#### Aim:
Write out, exactly and only, the lines that run from the top of the records to the line with "const yAxisTitle = 'Current". Include both ends; exclude pictures.

━━━ Task material

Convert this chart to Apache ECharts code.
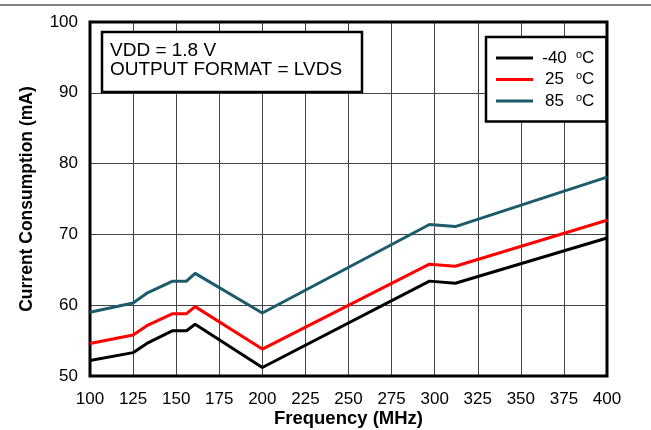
<!DOCTYPE html>
<html><head><meta charset="utf-8">
<script src="https://cdn.jsdelivr.net/npm/echarts@6/dist/echarts.min.js"></script>
<style>html,body{margin:0;padding:0;background:#fff}#c{width:651px;height:430px}</style>
</head><body><div id="c"></div>
<script>
const freqMHz = [100, 125, 133, 148, 156, 161, 200, 297, 312, 400];
const currentM40 = [52.2, 53.3, 54.6, 56.4, 56.4, 57.3, 51.2, 63.4, 63.1, 69.5];
const current25 = [54.6, 55.8, 57.1, 58.8, 58.8, 59.8, 53.8, 65.8, 65.5, 72.0];
const current85 = [59.0, 60.3, 61.7, 63.4, 63.4, 64.5, 58.9, 71.4, 71.1, 78.1];
const seriesNames = ['-40', '25', '85'];
const seriesColors = ['#000000', '#ff0000', '#1c5b6b'];
const annotationLines = ['VDD = 1.8 V', 'OUTPUT FORMAT = LVDS'];
const xAxisTitle = 'Frequency (MHz)';
const yAxisTitle = 'Current Consumption (mA)';

const FONT = "'Liberation Sans', Arial, sans-serif";
const values = [currentM40, current25, current85];
const chart = echarts.init(document.getElementById('c'), null, {renderer: 'canvas'});
chart.setOption({
  animation: false,
  backgroundColor: '#fff',
  textStyle: {fontFamily: FONT},
  grid: {left: 90, right: 44, top: 22, bottom: 54, show: true, borderColor: '#000', borderWidth: 3,
    backgroundColor: 'transparent', z: 3, containLabel: false, outerBoundsMode: 'none'},
  xAxis: {
    type: 'value', min: 100, max: 400, interval: 25,
    axisLine: {show: false}, axisTick: {show: false},
    splitLine: {show: true, lineStyle: {color: '#444', width: 1}},
    axisLabel: {color: '#000', fontSize: 17, fontFamily: FONT, margin: 15},
    name: xAxisTitle, nameLocation: 'middle', nameGap: 33, nameMoveOverlap: false,
    nameTextStyle: {color: '#000', fontSize: 18.5, fontWeight: 'bold', fontFamily: FONT}
  },
  yAxis: {
    type: 'value', min: 50, max: 100, interval: 10,
    axisLine: {show: false}, axisTick: {show: false},
    splitLine: {show: true, lineStyle: {color: '#444', width: 1}},
    axisLabel: {color: '#000', fontSize: 17, fontFamily: FONT, margin: 12},
    name: yAxisTitle, nameLocation: 'middle', nameGap: 54, nameMoveOverlap: false,
    nameTextStyle: {color: '#000', fontSize: 17.5, fontWeight: 'bold', fontFamily: FONT}
  },
  legend: {
    orient: 'vertical', left: 486, top: 37,
    width: 118,
    padding: [12, 12, 12, 10],
    backgroundColor: '#fff', borderColor: '#000', borderWidth: 2.5,
    itemWidth: 37, itemHeight: 3, itemGap: 4, icon: 'rect',
    data: seriesNames,
    formatter: name => `{n|${name}}{s|o}{c|C}`,
    textStyle: {
      color: '#000', fontFamily: FONT, fontSize: 17,
      rich: {
        n: {fontSize: 17, width: 33, align: 'right', lineHeight: 18, padding: [0, 5, 0, 0]},
        s: {fontSize: 11, verticalAlign: 'top', lineHeight: 11},
        c: {fontSize: 17, lineHeight: 18}
      }
    }
  },
  graphic: [
    {type: 'line', shape: {x1: 0, y1: 5, x2: 651, y2: 5}, style: {stroke: '#808080', lineWidth: 2}},
    {type: 'rect', z: 100, shape: {x: 102, y: 32, width: 260, height: 60},
      style: {fill: '#fff', stroke: '#000', lineWidth: 2.5}},
    {type: 'text', z: 101, x: 110, y: 42,
      style: {text: annotationLines.join('\n'), fill: '#000', font: `19px ${FONT}`, lineHeight: 18.5, textVerticalAlign: 'top'}}
  ],
  series: values.map((arr, k) => ({
    name: seriesNames[k], type: 'line', symbol: 'none', z: 5,
    lineStyle: {color: seriesColors[k], width: 3},
    itemStyle: {color: seriesColors[k]},
    data: freqMHz.map((f, i) => [f, arr[i]])
  }))
});
</script></body></html>
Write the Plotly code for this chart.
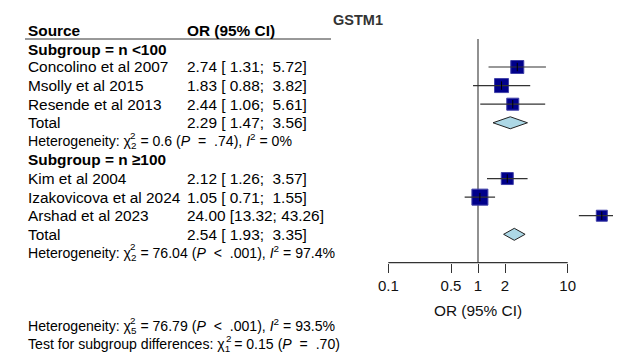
import math
import plotly.graph_objects as go

# ---------------- data ----------------
chart_title = "GSTM1"
header_source = "Source"
header_or = "OR (95% CI)"
axis_label = "OR (95% CI)"

sub1_label = "Subgroup = n &lt;100"
studies1 = ["Concolino et al 2007", "Msolly et al 2015", "Resende et al 2013"]
or1 = [2.74, 1.83, 2.44]
lo1 = [1.31, 0.88, 1.06]
hi1 = [5.72, 3.82, 5.61]
total1 = [2.29, 1.47, 3.56]          # est, low, high
het1 = ["2", "0.6", "=", ".74", "0%"]  # df, chi2, P-op, P, I2

sub2_label = "Subgroup = n ≥100"
studies2 = ["Kim et al 2004", "Izakovicova et al 2024", "Arshad et al 2023"]
or2 = [2.12, 1.05, 24.00]
lo2 = [1.26, 0.71, 13.32]
hi2 = [3.57, 1.55, 43.26]
total2 = [2.54, 1.93, 3.35]
het2 = ["2", "76.04", "&lt;", ".001", "97.4%"]

het_all = ["5", "76.79", "&lt;", ".001", "93.5%"]
test_sub = ["1", "0.15", "=", ".70"]

tick_vals = [0.1, 0.5, 1, 2, 10]
tick_text = ["0.1", "0.5", "1", "2", "10"]

# ---------------- styles / layout ----------------
OFF = 8                      # page body margin
W, H = 621 - OFF, 356 - OFF
FONT = "Liberation Sans, Arial, sans-serif"
FS = 15.4
FS_HET = 14.1
ROW_PX0 = 67.0   # page pixel of row 2
ROW_H = 18.59
Y_TOP_PX, Y_BOT_PX = 39.0, 262.7
X_LEFT_PX, X_ONE_PX, PX_DEC = 340.0, 478.0, 89.7
TEXT_X1, TEXT_X2 = 26.0, 185.0
sizes1 = [13, 14, 12]
sizes2 = [12, 16, 11]
SQ_COL = "#00008B"
DIA_FILL = "#ADD8E6"
DIA_HALF_PX = 6.0
NB = "\u00a0"


def row_px(r):
    return ROW_PX0 + (r - 2) * ROW_H


def px_row(px):
    return 2 + (px - ROW_PX0) / ROW_H


def px_y(px):
    return 1 - (px - OFF) / H


def px_x(px):
    return (px - OFF) / W


def fmt_ci(e, l, h):
    s = f"{e:.2f} [{l:5.2f}; {h:5.2f}]"
    return s.replace(" ", NB)


fig = go.Figure()

rows_st1 = [2, 3, 4]
row_tot1 = 5
row_het1 = 6
row_sub2 = 7
rows_st2 = [8, 9, 10]
row_tot2 = 11
row_het2 = 12

all_or = or1 + or2
all_lo = lo1 + lo2
all_hi = hi1 + hi2
all_rows = rows_st1 + rows_st2
all_sizes = sizes1 + sizes2

# squares
fig.add_trace(go.Scatter(
    x=all_or, y=all_rows, mode="markers", hoverinfo="skip",
    marker=dict(symbol="square", size=all_sizes, color=SQ_COL, opacity=1,
                line=dict(color="#4040a8", width=1)),
    showlegend=False))

# CI lines
xs, ys = [], []
for l, h, r in zip(all_lo, all_hi, all_rows):
    xs += [l, h, None]
    ys += [r, r, None]
fig.add_trace(go.Scatter(x=xs, y=ys, mode="lines", hoverinfo="skip",
                         line=dict(color="#333333", width=1.2), showlegend=False))
# estimate ticks
fig.add_trace(go.Scatter(
    x=all_or, y=all_rows, mode="markers", hoverinfo="skip",
    marker=dict(symbol="line-ns", size=6, opacity=1, line=dict(color="#000000", width=1)),
    showlegend=False))

# diamonds
dh = DIA_HALF_PX / ROW_H
for tot, r in [(total1, row_tot1), (total2, row_tot2)]:
    e, l, h = tot
    fig.add_trace(go.Scatter(
        x=[l, e, h, e, l], y=[r, r - dh, r, r + dh, r], mode="lines",
        fill="toself", fillcolor=DIA_FILL, hoverinfo="skip",
        line=dict(color="#222222", width=1), showlegend=False))

# ---------- text table ----------
ann = []


def add_text(x_px, y_px, text, size=FS, bold=False):
    t = f"<b>{text}</b>" if bold else text
    ann.append(dict(xref="paper", yref="paper", x=px_x(x_px), y=px_y(y_px), text=t,
                    showarrow=False, xanchor="left", yanchor="middle", align="left",
                    font=dict(family=FONT, size=size, color="#000000")))


def het_str(prefix, vals, with_i2=True):
    df, chi, op, p = vals[0], vals[1], vals[2], vals[3]
    txt = f"{prefix}χ<sub>{df}</sub> = {chi} (<i>P</i>{NB}{NB}{op}{NB}{NB}{p})"
    if with_i2:
        txt += f", <i>I</i><sup>2</sup>{NB}= {vals[4]}"
    return txt


def add_sup(y_px, x_px):
    ann.append(dict(xref="paper", yref="paper", x=px_x(x_px), y=px_y(y_px), text="2",
                    showarrow=False, xanchor="left", yanchor="middle", yshift=6,
                    borderpad=0,
                    font=dict(family=FONT, size=FS_HET * 0.7, color="#000000")))


add_text(TEXT_X1, 30.5, header_source, bold=True)
add_text(TEXT_X2, 30.5, header_or, bold=True)
add_text(TEXT_X1, 49.3, sub1_label, bold=True)
for s, e, l, h, r in zip(studies1, or1, lo1, hi1, rows_st1):
    add_text(TEXT_X1, row_px(r), s)
    add_text(TEXT_X2, row_px(r), fmt_ci(e, l, h))
add_text(TEXT_X1, row_px(row_tot1), "Total")
add_text(TEXT_X2, row_px(row_tot1), fmt_ci(*total1))
add_text(TEXT_X1, row_px(row_het1), het_str("Heterogeneity: ", het1), size=FS_HET)
add_text(TEXT_X1, row_px(row_sub2), sub2_label, bold=True)
for s, e, l, h, r in zip(studies2, or2, lo2, hi2, rows_st2):
    add_text(TEXT_X1, row_px(r), s)
    add_text(TEXT_X2, row_px(r), fmt_ci(e, l, h))
add_text(TEXT_X1, row_px(row_tot2), "Total")
add_text(TEXT_X2, row_px(row_tot2), fmt_ci(*total2))
add_text(TEXT_X1, row_px(row_het2), het_str("Heterogeneity: ", het2), size=FS_HET)

# overall block: two lines in one text
Y_ALL1, Y_ALL2 = 326.7, 344.0
add_text(TEXT_X1, (Y_ALL1 + Y_ALL2) / 2,
         het_str("Heterogeneity: ", het_all) + "<br>" +
         het_str("Test for subgroup differences: ", test_sub, with_i2=False),
         size=FS_HET)

chi_x_het = TEXT_X1 + 6.781 * FS_HET + 0.52 * FS_HET
chi_x_test = TEXT_X1 + 13.562 * FS_HET + 0.52 * FS_HET
add_sup(row_px(row_het1), chi_x_het)
add_sup(row_px(row_het2), chi_x_het)
add_sup(Y_ALL1, chi_x_het)
add_sup(Y_ALL2, chi_x_test)

# chart title
ann.append(dict(xref="paper", yref="paper", x=px_x(331), y=px_y(20), text=f"<b>{chart_title}</b>",
                showarrow=False, xanchor="left", yanchor="middle",
                font=dict(family=FONT, size=14.5, color="#333333")))
# axis title
ann.append(dict(xref="x", yref="paper", x=math.log10(1), y=px_y(310), text=axis_label,
                showarrow=False, xanchor="center", yanchor="middle",
                font=dict(family=FONT, size=FS, color="#111111")))

shapes = [
    dict(type="line", xref="paper", yref="paper", x0=px_x(25), x1=px_x(331),
         y0=px_y(39), y1=px_y(39), line=dict(color="#333333", width=1)),
    dict(type="line", xref="x", yref="y domain", x0=1, x1=1, y0=0, y1=1,
         line=dict(color="#555555", width=1.3), layer="below"),
    dict(type="line", xref="x", yref="y domain", x0=tick_vals[0], x1=tick_vals[-1], y0=0, y1=0,
         line=dict(color="#333333", width=1.3)),
]

x_lo = (X_LEFT_PX - X_ONE_PX) / PX_DEC
x_hi = (621 - X_ONE_PX) / PX_DEC

fig.update_layout(
    width=W, height=H, margin=dict(l=0, r=0, t=0, b=0),
    paper_bgcolor="white", plot_bgcolor="rgba(0,0,0,0)",
    xaxis=dict(type="log", domain=[px_x(X_LEFT_PX), 1], range=[x_lo, x_hi],
               tickvals=tick_vals, ticktext=tick_text, ticks="outside", ticklen=9,
               tickwidth=1.3, tickcolor="#333333", showline=False, showgrid=False,
               zeroline=False, tickfont=dict(family=FONT, size=15, color="#111111")),
    yaxis=dict(domain=[px_y(Y_BOT_PX), px_y(Y_TOP_PX)],
               range=[px_row(Y_BOT_PX), px_row(Y_TOP_PX)], visible=False),
    annotations=ann, shapes=shapes, showlegend=False,
)

fig.write_html("out.html")
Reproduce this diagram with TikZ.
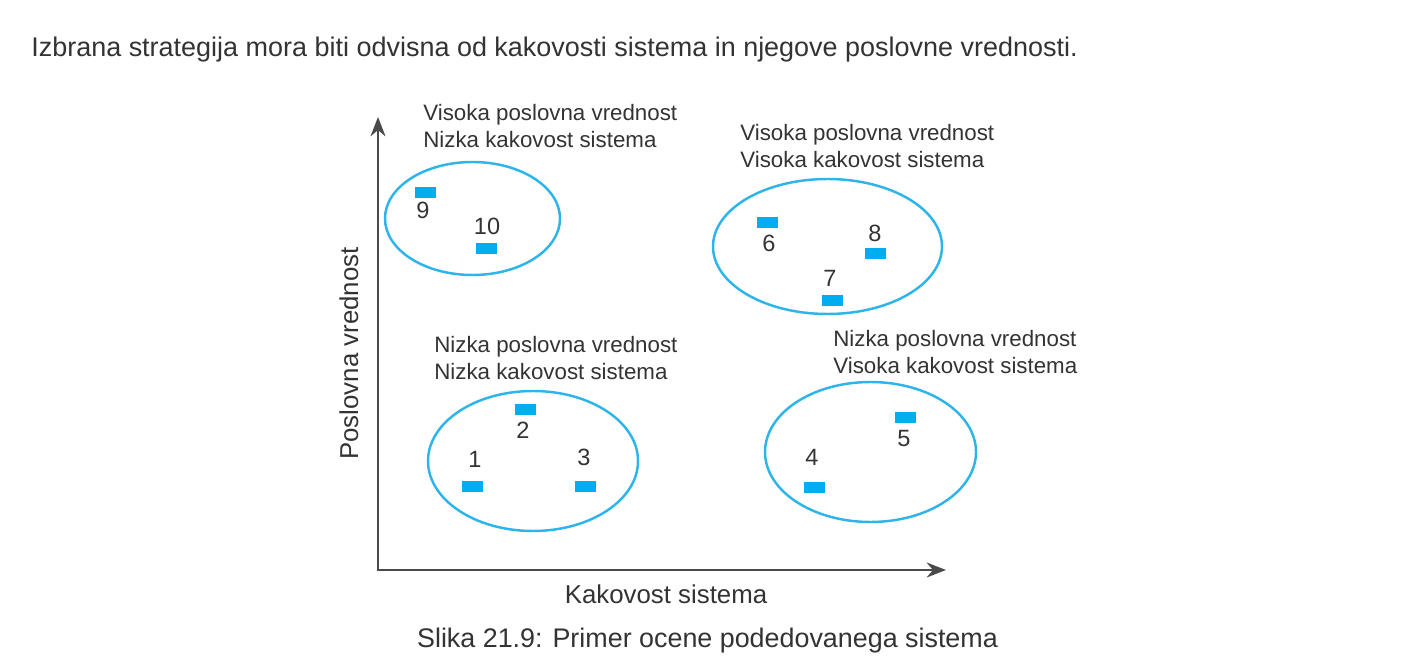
\documentclass[tikz,border=0pt]{standalone}
\usepackage{fontspec}
\setmainfont{Liberation Sans}
\usepackage{xcolor}
\definecolor{ink}{HTML}{333333}
\definecolor{axisgray}{HTML}{4A4A4A}
\definecolor{ringblue}{HTML}{2DB4EA}
\definecolor{boxblue}{HTML}{00ADEE}
\usetikzlibrary{arrows.meta}

\tikzset{
  sysbox/.style={fill=boxblue, minimum width=0.42cm, minimum height=0.22cm, inner sep=0pt},
  sysnum/.style={font=\fontsize{13.4}{16}\selectfont, inner sep=0pt},
  quadtext/.style={font=\fontsize{12.7}{15.3}\selectfont, align=left, anchor=north west, inner sep=0pt},
  ring/.style={draw=ringblue, line width=1.4pt},
}

\begin{document}
\begin{tikzpicture}[x=0.02cm, y=-0.02cm, text=ink]
  \useasboundingbox (0,0) rectangle (1403,668);

  % Lead sentence and caption
  \node[anchor=base west, inner sep=0pt, font=\fontsize{15.35}{18}\selectfont] (lead) at (31,57)
    {Izbrana strategija mora biti odvisna od kakovosti sistema in njegove poslovne vrednosti.};
  \node[anchor=base, inner sep=0pt, font=\fontsize{15.3}{18}\selectfont] (caption) at (707.5,647)
    {Slika 21.9: Primer ocene podedovanega sistema};

  % Axes
  \coordinate (origin) at (378,570);
  \coordinate (ytip) at (378,117);
  \coordinate (xtip) at (946,570);
  \draw[{Stealth[length=11pt,width=8.5pt]}-{Stealth[length=11pt,width=8.5pt]}, line width=1.2pt, color=axisgray]
    (ytip) -- (origin) -- (xtip);
  \node[anchor=base, inner sep=0pt, font=\fontsize{14.7}{17}\selectfont] (xlabel) at (666,603) {Kakovost sistema};
  \node[anchor=base, inner sep=0pt, rotate=90, font=\fontsize{14.7}{17}\selectfont] (ylabel) at (358,353.5) {Poslovna vrednost};

  % Quadrant headings
  \node[quadtext] (hvlq) at (423,104) {Visoka poslovna vrednost\\Nizka kakovost sistema};
  \node[quadtext] (hvhq) at (740,124) {Visoka poslovna vrednost\\Visoka kakovost sistema};
  \node[quadtext] (lvlq) at (434,336) {Nizka poslovna vrednost\\Nizka kakovost sistema};
  \node[quadtext] (lvhq) at (833,330) {Nizka poslovna vrednost\\Visoka kakovost sistema};

  % Groups
  \draw[ring] (472.5,218.5) ellipse [x radius=87.5, y radius=56.5];
  \draw[ring] (827.5,246.5) ellipse [x radius=114.5, y radius=67.5];
  \draw[ring] (533,461) ellipse [x radius=105, y radius=70];
  \draw[ring] (870.5,452) ellipse [x radius=105.5, y radius=70];

  % Systems
  \node[sysbox] (s1) at (472.5,487) {};
  \node[sysnum] (n1) at (475,459) {1};
  \node[sysbox] (s2) at (525,409.5) {};
  \node[sysnum] (n2) at (523,430) {2};
  \node[sysbox] (s3) at (585.5,487) {};
  \node[sysnum] (n3) at (584,457) {3};
  \node[sysbox] (s4) at (814.5,487.5) {};
  \node[sysnum] (n4) at (812,457) {4};
  \node[sysbox] (s5) at (905.5,417.5) {};
  \node[sysnum] (n5) at (904,439) {5};
  \node[sysbox] (s6) at (767,223) {};
  \node[sysnum] (n6) at (769,243) {6};
  \node[sysbox] (s7) at (832,301) {};
  \node[sysnum] (n7) at (830,278) {7};
  \node[sysbox] (s8) at (875,253.5) {};
  \node[sysnum] (n8) at (875,233) {8};
  \node[sysbox] (s9) at (425.5,192.5) {};
  \node[sysnum] (n9) at (423,210) {9};
  \node[sysbox] (s10) at (486,248.5) {};
  \node[sysnum] (n10) at (487,226) {10};

\end{tikzpicture}
\end{document}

━━━━━━

#### Reply:
Convert this chart to Apache ECharts code.
<!DOCTYPE html>
<html><head><meta charset="utf-8">
<script src="https://cdn.jsdelivr.net/npm/echarts@6/dist/echarts.min.js"></script>
<style>html,body{margin:0;padding:0;background:#fff}#c{width:651px;height:430px}</style>
</head><body><div id="c"></div>
<script>
const freqMHz = [100, 125, 133, 148, 156, 161, 200, 297, 312, 400];
const currentM40 = [52.2, 53.3, 54.6, 56.4, 56.4, 57.3, 51.2, 63.4, 63.1, 69.5];
const current25 = [54.6, 55.8, 57.1, 58.8, 58.8, 59.8, 53.8, 65.8, 65.5, 72.0];
const current85 = [59.0, 60.3, 61.7, 63.4, 63.4, 64.5, 58.9, 71.4, 71.1, 78.1];
const seriesNames = ['-40', '25', '85'];
const seriesColors = ['#000000', '#ff0000', '#1c5b6b'];
const annotationLines = ['VDD = 1.8 V', 'OUTPUT FORMAT = LVDS'];
const xAxisTitle = 'Frequency (MHz)';
const yAxisTitle = 'Current Consumption (mA)';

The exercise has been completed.